Hola. Alguien sabe como se dice "torno de seguridad" en ingles?
El tipico torno en el que tienes que pasar la tarjeta de seguridad para poder acceder al interior de un edificio.

Gracias.


----------



## honeyheart

En inglés no sé, pero en español ¡¿se llama "torno"?!


----------



## rapter

Al menos en algunas partes de España si.


----------



## lalomarquez

Quizá esto sea de ayuda:

http://en.wikipedia.org/wiki/Turnstile


----------



## Ritoha

Hola,
(electronic) swipecards.


----------



## jalibusa

honeyheart said:


> En inglés no sé, pero en español ¡¿se llama "torno"?!


 Es una referencia al torno de alfarero, que gira en un eje vertical. Lo he visto en el Rio de la Plata aplicado al dispositivo que varias generaciones atrás tenían en su frente los asilos de huérfanos en los que la gente depositaba los niños y los hacía girar con su carga hacia el interior del asilo. Aterrador. 
El aparato accionado por monedas o tarjeta se llama en Uruguay "molinete".


----------



## lalomarquez

¿Introducían así a los niños a los asilos para conservar el anonimato de quienes los entregaban o con qué fin se usaba ese método? ¿para que los niños no pudieran salirse? Yo recuerdo haber visto sistemas semejantes para conservar el anonimato, pero en los moteles cuando te llevan algún servicio al cuarto ;-)


----------



## jalibusa

La idea era el anonimato y la protección física de los niños, que eran casi siempre recién nacidos.


----------



## lalomarquez

Muy interesante, no imaginaba que se usara ese tipo de métodos para esos lugares. Supongo que sería algo así como un "buzón" de niños.


----------



## Gregory MD

jalibusa said:


> Es una referencia al torno de alfarero, que gira en un eje vertical. Lo he visto en el Rio de la Plata aplicado al dispositivo que varias generaciones atrás tenían en su frente los asilos de huérfanos en los que la gente depositaba los niños y los hacía girar con su carga hacia el interior del asilo. Aterrador.
> El aparato accionado por monedas o tarjeta se llama en Uruguay "molinete".

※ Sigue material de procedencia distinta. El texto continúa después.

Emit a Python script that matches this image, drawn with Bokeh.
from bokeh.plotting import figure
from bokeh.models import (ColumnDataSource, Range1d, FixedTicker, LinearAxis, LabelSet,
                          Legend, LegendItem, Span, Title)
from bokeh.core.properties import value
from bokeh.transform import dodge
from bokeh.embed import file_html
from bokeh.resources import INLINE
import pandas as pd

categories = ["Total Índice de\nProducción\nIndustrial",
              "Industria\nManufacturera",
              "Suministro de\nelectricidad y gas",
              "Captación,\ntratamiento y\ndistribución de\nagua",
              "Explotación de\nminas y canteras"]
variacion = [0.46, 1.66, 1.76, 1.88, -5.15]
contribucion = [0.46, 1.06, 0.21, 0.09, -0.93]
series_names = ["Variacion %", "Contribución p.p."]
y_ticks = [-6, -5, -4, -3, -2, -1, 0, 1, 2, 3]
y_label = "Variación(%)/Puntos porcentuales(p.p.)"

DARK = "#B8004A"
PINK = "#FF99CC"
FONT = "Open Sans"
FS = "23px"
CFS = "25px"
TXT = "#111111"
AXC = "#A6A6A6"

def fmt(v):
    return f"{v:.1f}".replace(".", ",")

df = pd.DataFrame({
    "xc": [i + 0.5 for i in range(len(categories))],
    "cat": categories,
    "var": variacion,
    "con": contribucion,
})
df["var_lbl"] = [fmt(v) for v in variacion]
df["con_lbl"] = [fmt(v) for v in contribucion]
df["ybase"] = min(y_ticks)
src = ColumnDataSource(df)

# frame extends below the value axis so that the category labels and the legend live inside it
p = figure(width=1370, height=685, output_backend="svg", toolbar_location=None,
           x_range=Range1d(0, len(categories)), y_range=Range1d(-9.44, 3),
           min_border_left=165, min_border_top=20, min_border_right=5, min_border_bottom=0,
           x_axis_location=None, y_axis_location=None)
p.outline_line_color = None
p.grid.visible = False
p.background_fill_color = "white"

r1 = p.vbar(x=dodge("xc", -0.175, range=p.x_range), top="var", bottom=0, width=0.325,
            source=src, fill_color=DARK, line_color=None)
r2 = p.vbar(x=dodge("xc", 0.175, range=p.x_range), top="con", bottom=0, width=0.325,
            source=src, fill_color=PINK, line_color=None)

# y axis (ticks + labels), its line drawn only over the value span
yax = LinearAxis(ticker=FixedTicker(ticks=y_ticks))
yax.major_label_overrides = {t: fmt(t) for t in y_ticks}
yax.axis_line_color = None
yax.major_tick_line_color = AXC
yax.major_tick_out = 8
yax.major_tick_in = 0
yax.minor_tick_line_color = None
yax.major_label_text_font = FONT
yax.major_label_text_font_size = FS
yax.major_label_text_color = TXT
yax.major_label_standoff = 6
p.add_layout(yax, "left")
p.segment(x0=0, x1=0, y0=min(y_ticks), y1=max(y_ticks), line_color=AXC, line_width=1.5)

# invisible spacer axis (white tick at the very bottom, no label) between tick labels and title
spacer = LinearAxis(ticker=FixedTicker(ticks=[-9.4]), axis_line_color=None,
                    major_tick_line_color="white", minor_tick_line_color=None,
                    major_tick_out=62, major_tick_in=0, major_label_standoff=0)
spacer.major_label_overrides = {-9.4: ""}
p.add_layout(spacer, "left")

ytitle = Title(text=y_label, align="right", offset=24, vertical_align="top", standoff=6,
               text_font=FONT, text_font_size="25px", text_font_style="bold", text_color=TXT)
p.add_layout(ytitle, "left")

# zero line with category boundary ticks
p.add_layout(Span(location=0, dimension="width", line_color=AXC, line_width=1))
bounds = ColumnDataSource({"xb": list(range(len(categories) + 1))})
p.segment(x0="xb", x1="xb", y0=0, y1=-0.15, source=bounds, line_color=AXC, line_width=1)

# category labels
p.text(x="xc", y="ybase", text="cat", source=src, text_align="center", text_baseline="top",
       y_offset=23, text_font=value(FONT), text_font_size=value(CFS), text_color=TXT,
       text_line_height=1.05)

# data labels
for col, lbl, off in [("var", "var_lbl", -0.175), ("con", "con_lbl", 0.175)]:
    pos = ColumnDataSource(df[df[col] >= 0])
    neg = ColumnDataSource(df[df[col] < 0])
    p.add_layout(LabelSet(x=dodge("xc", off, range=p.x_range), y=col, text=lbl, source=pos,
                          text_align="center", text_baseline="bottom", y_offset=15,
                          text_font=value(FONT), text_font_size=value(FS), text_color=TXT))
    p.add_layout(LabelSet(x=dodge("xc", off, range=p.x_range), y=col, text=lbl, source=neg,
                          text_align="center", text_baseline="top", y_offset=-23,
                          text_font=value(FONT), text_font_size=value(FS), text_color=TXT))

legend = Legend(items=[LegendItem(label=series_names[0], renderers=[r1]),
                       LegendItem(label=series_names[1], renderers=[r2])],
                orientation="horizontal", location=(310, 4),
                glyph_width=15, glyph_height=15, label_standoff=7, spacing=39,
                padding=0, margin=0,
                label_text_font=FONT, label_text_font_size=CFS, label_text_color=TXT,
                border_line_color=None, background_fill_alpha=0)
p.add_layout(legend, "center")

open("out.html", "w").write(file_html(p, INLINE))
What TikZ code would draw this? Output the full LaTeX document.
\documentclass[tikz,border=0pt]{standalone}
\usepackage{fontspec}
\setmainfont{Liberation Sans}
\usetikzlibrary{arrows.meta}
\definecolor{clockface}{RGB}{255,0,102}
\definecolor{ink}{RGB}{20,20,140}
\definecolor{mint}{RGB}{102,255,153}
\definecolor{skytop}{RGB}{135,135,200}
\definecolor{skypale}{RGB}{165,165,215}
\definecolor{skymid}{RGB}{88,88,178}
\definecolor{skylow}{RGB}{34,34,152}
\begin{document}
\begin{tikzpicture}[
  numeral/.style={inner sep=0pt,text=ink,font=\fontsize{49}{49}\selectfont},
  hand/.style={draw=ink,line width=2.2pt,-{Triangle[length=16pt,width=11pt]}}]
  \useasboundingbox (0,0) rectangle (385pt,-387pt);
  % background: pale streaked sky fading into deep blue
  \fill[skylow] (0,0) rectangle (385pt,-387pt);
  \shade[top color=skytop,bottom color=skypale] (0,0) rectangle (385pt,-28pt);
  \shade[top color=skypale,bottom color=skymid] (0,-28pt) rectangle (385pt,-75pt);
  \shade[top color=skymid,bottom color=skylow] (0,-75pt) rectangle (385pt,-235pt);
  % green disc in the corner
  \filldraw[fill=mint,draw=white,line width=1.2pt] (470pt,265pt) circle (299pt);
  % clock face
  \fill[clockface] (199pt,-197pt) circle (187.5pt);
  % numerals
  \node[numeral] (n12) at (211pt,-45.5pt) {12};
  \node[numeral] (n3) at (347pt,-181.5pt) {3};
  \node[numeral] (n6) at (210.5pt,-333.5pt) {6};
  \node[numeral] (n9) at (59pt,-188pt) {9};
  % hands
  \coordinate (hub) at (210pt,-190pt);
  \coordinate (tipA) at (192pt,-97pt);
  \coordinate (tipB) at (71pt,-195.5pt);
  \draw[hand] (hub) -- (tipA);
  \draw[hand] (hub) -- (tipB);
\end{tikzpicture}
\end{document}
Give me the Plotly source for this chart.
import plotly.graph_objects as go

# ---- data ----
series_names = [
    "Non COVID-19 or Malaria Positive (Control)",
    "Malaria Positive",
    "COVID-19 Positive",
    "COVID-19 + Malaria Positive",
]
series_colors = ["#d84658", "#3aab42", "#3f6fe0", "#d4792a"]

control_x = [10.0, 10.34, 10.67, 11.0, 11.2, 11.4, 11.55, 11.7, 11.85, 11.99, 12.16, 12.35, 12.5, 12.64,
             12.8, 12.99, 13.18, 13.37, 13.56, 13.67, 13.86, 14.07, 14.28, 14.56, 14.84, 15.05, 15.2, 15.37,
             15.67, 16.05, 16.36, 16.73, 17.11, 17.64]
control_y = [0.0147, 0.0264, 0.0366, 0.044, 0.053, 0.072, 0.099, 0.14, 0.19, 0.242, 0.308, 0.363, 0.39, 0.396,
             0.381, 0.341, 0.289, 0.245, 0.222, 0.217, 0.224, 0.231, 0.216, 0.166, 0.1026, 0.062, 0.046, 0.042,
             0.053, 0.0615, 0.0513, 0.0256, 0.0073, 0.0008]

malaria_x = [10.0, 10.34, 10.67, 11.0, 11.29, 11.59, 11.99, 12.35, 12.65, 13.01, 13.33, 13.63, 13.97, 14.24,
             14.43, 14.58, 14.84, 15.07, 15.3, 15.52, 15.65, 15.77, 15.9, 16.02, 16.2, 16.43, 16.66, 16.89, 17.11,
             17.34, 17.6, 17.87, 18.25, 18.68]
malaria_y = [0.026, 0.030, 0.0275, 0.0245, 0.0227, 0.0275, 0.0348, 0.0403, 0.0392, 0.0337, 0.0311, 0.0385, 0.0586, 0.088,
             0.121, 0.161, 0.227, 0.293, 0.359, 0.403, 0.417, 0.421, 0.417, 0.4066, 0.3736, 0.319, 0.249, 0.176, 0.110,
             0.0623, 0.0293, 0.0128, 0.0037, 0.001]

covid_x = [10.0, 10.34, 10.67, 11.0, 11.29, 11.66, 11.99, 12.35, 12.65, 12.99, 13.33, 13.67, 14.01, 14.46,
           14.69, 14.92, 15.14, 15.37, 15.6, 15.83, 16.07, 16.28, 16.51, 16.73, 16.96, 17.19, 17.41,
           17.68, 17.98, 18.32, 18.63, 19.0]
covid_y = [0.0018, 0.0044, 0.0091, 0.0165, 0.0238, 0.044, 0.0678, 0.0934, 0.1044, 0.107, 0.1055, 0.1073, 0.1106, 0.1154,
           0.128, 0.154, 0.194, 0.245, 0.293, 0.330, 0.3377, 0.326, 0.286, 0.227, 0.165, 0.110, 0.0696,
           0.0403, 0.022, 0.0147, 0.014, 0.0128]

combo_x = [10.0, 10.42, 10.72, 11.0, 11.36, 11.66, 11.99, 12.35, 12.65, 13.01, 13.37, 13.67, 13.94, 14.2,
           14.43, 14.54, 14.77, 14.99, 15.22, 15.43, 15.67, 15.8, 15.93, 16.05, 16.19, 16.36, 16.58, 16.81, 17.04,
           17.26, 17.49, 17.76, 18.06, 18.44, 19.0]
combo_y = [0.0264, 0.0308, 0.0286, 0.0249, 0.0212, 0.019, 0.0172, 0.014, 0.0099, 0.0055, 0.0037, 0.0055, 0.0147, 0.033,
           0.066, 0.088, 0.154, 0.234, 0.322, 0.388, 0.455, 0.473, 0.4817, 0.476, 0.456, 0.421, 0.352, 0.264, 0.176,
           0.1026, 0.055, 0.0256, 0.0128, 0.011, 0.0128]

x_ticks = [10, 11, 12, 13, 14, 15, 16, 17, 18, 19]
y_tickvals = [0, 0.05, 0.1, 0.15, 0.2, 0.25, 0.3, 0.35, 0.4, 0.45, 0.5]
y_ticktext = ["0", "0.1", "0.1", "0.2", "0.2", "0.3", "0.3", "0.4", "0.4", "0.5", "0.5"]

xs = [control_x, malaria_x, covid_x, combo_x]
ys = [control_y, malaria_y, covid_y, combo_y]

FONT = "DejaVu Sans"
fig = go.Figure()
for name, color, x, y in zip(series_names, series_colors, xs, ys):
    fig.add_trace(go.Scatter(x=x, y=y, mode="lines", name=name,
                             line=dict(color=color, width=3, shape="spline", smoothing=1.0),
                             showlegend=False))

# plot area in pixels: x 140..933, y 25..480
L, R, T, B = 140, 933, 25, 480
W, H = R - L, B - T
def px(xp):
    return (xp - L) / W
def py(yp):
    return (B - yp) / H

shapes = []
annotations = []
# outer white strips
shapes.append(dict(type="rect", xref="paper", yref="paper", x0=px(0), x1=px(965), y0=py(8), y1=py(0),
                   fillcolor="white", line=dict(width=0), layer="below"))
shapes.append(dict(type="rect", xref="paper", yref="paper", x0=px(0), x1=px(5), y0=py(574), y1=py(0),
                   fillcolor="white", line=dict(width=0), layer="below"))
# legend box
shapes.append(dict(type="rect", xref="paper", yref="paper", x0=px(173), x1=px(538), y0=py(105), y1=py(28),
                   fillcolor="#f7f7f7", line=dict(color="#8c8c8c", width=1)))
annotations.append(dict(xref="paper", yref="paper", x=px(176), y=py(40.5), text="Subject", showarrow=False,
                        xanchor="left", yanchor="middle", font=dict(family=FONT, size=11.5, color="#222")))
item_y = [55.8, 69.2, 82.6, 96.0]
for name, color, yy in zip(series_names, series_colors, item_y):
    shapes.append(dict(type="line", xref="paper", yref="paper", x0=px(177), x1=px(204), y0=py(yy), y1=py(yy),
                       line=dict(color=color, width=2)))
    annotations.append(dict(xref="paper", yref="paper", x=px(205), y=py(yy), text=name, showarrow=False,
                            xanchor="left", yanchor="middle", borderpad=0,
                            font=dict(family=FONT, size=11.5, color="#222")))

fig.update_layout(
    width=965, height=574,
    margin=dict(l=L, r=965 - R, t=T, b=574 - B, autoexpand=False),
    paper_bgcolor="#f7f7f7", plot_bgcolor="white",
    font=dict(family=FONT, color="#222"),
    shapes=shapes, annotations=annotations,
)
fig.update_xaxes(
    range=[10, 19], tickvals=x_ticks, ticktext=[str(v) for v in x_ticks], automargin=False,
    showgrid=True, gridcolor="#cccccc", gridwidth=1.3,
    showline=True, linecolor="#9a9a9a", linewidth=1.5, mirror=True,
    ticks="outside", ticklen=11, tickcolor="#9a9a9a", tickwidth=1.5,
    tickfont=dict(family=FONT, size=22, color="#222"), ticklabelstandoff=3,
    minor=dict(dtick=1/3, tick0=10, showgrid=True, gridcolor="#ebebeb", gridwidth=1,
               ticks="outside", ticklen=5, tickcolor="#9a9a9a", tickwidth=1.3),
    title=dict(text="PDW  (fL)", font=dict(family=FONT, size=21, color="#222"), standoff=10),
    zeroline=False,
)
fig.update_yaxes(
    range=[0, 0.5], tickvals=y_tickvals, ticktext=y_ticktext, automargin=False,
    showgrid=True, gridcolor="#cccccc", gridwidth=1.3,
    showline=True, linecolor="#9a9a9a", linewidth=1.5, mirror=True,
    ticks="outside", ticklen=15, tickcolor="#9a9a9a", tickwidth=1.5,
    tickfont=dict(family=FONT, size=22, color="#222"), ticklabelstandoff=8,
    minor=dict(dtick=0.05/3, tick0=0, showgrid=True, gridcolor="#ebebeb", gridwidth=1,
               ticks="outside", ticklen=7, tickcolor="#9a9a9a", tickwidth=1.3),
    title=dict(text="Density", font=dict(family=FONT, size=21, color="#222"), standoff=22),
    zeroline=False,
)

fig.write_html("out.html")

Por lo menos acá eso se llama *torniquete*. Y como dice lalomarquez, en inglés es *turnstile *


Por cierto, aquí ritoha se refiere a la tarjeta, ¿verdad?, no al molinete / torniquete / torno.


Ritoha said:


> Hola,
> (electronic) swipecards.



Además, interesante (y escalofriante a la vez) lo del "buzón de niños".


----------



## joseluisblanco

Tengo entendido que también se usa el *torno* en los conventos de clausura, para pasar alimentos, mensajes, etc., y restringir el contacto con el exterior.


----------